§ EXERCISE OBJECTIVE
All of the data should be output character for character, except the pictures.

§ INFORMATION PROVIDED
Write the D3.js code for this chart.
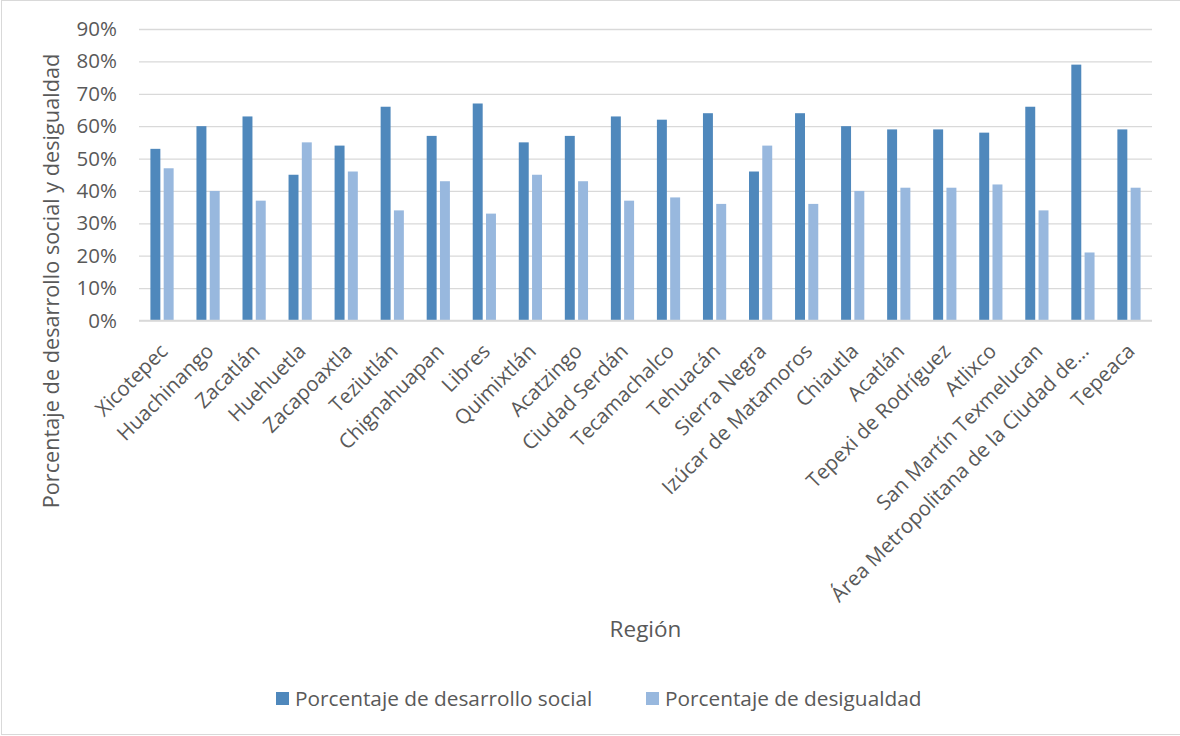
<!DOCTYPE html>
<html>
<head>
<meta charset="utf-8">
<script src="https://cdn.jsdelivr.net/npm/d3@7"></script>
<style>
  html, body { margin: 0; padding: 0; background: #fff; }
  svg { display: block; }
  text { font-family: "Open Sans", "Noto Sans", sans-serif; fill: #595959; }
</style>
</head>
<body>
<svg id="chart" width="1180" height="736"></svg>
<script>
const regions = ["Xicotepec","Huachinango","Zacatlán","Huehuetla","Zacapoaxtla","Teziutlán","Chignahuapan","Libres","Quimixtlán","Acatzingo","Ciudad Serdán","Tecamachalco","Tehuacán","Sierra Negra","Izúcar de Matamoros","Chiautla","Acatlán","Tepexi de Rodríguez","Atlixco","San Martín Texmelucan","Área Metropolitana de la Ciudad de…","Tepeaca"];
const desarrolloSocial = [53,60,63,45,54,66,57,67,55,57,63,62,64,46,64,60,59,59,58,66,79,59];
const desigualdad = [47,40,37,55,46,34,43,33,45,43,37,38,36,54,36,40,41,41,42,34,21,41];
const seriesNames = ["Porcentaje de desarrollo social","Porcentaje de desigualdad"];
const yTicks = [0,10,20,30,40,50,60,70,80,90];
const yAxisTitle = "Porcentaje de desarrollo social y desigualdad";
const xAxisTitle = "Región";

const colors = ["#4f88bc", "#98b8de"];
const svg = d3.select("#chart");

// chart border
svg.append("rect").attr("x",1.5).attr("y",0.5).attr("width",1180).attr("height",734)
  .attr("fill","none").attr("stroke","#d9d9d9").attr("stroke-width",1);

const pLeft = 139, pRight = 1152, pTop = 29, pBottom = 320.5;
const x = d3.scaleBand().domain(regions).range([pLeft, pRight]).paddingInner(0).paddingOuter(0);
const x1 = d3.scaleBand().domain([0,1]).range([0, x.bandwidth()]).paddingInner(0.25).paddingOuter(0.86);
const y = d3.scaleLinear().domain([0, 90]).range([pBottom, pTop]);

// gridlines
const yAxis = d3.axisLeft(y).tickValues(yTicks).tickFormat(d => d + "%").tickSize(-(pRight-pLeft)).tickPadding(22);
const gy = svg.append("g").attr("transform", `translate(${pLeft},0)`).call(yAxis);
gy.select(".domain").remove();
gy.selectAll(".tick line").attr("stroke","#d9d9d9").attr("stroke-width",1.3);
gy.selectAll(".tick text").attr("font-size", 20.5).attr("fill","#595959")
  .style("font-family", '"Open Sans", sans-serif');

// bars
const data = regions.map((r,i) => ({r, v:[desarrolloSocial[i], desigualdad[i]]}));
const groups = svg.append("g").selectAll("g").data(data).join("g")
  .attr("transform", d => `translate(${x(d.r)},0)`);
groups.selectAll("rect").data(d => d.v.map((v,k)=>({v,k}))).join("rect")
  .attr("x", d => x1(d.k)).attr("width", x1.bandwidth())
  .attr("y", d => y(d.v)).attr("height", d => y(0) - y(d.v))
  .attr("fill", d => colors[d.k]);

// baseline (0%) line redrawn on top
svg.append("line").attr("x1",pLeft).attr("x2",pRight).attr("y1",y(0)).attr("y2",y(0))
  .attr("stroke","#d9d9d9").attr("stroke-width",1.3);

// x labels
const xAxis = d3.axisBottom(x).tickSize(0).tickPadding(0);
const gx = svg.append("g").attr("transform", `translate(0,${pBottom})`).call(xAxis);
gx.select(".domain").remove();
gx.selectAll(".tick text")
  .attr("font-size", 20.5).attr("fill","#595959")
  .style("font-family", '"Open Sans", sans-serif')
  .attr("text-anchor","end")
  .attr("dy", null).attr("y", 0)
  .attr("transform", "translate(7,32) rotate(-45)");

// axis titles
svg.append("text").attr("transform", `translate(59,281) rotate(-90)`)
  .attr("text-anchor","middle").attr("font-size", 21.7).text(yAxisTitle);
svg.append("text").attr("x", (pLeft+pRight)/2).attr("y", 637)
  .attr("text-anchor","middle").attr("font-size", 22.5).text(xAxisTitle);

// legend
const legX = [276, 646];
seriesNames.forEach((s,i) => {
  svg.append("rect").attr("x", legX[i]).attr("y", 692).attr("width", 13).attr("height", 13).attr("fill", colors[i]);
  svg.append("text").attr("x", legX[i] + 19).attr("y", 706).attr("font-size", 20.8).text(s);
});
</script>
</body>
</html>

§ RESPONSE TO THIS EXERCISE
Write the D3.js code for this chart.
<!DOCTYPE html>
<html>
<head>
<meta charset="utf-8">
<script src="https://cdn.jsdelivr.net/npm/d3@7"></script>
<style>
  html, body { margin: 0; padding: 0; background: #fff; }
  svg { display: block; }
  text { font-family: "Open Sans", "Noto Sans", sans-serif; fill: #595959; }
</style>
</head>
<body>
<svg id="chart" width="1180" height="736"></svg>
<script>
const regions = ["Xicotepec","Huachinango","Zacatlán","Huehuetla","Zacapoaxtla","Teziutlán","Chignahuapan","Libres","Quimixtlán","Acatzingo","Ciudad Serdán","Tecamachalco","Tehuacán","Sierra Negra","Izúcar de Matamoros","Chiautla","Acatlán","Tepexi de Rodríguez","Atlixco","San Martín Texmelucan","Área Metropolitana de la Ciudad de…","Tepeaca"];
const desarrolloSocial = [53,60,63,45,54,66,57,67,55,57,63,62,64,46,64,60,59,59,58,66,79,59];
const desigualdad = [47,40,37,55,46,34,43,33,45,43,37,38,36,54,36,40,41,41,42,34,21,41];
const seriesNames = ["Porcentaje de desarrollo social","Porcentaje de desigualdad"];
const yTicks = [0,10,20,30,40,50,60,70,80,90];
const yAxisTitle = "Porcentaje de desarrollo social y desigualdad";
const xAxisTitle = "Región";

const colors = ["#4f88bc", "#98b8de"];
const svg = d3.select("#chart");

// chart border
svg.append("rect").attr("x",1.5).attr("y",0.5).attr("width",1180).attr("height",734)
  .attr("fill","none").attr("stroke","#d9d9d9").attr("stroke-width",1);

const pLeft = 139, pRight = 1152, pTop = 29, pBottom = 320.5;
const x = d3.scaleBand().domain(regions).range([pLeft, pRight]).paddingInner(0).paddingOuter(0);
const x1 = d3.scaleBand().domain([0,1]).range([0, x.bandwidth()]).paddingInner(0.25).paddingOuter(0.86);
const y = d3.scaleLinear().domain([0, 90]).range([pBottom, pTop]);

// gridlines
const yAxis = d3.axisLeft(y).tickValues(yTicks).tickFormat(d => d + "%").tickSize(-(pRight-pLeft)).tickPadding(22);
const gy = svg.append("g").attr("transform", `translate(${pLeft},0)`).call(yAxis);
gy.select(".domain").remove();
gy.selectAll(".tick line").attr("stroke","#d9d9d9").attr("stroke-width",1.3);
gy.selectAll(".tick text").attr("font-size", 20.5).attr("fill","#595959")
  .style("font-family", '"Open Sans", sans-serif');

// bars
const data = regions.map((r,i) => ({r, v:[desarrolloSocial[i], desigualdad[i]]}));
const groups = svg.append("g").selectAll("g").data(data).join("g")
  .attr("transform", d => `translate(${x(d.r)},0)`);
groups.selectAll("rect").data(d => d.v.map((v,k)=>({v,k}))).join("rect")
  .attr("x", d => x1(d.k)).attr("width", x1.bandwidth())
  .attr("y", d => y(d.v)).attr("height", d => y(0) - y(d.v))
  .attr("fill", d => colors[d.k]);

// baseline (0%) line redrawn on top
svg.append("line").attr("x1",pLeft).attr("x2",pRight).attr("y1",y(0)).attr("y2",y(0))
  .attr("stroke","#d9d9d9").attr("stroke-width",1.3);

// x labels
const xAxis = d3.axisBottom(x).tickSize(0).tickPadding(0);
const gx = svg.append("g").attr("transform", `translate(0,${pBottom})`).call(xAxis);
gx.select(".domain").remove();
gx.selectAll(".tick text")
  .attr("font-size", 20.5).attr("fill","#595959")
  .style("font-family", '"Open Sans", sans-serif')
  .attr("text-anchor","end")
  .attr("dy", null).attr("y", 0)
  .attr("transform", "translate(7,32) rotate(-45)");

// axis titles
svg.append("text").attr("transform", `translate(59,281) rotate(-90)`)
  .attr("text-anchor","middle").attr("font-size", 21.7).text(yAxisTitle);
svg.append("text").attr("x", (pLeft+pRight)/2).attr("y", 637)
  .attr("text-anchor","middle").attr("font-size", 22.5).text(xAxisTitle);

// legend
const legX = [276, 646];
seriesNames.forEach((s,i) => {
  svg.append("rect").attr("x", legX[i]).attr("y", 692).attr("width", 13).attr("height", 13).attr("fill", colors[i]);
  svg.append("text").attr("x", legX[i] + 19).attr("y", 706).attr("font-size", 20.8).text(s);
});
</script>
</body>
</html>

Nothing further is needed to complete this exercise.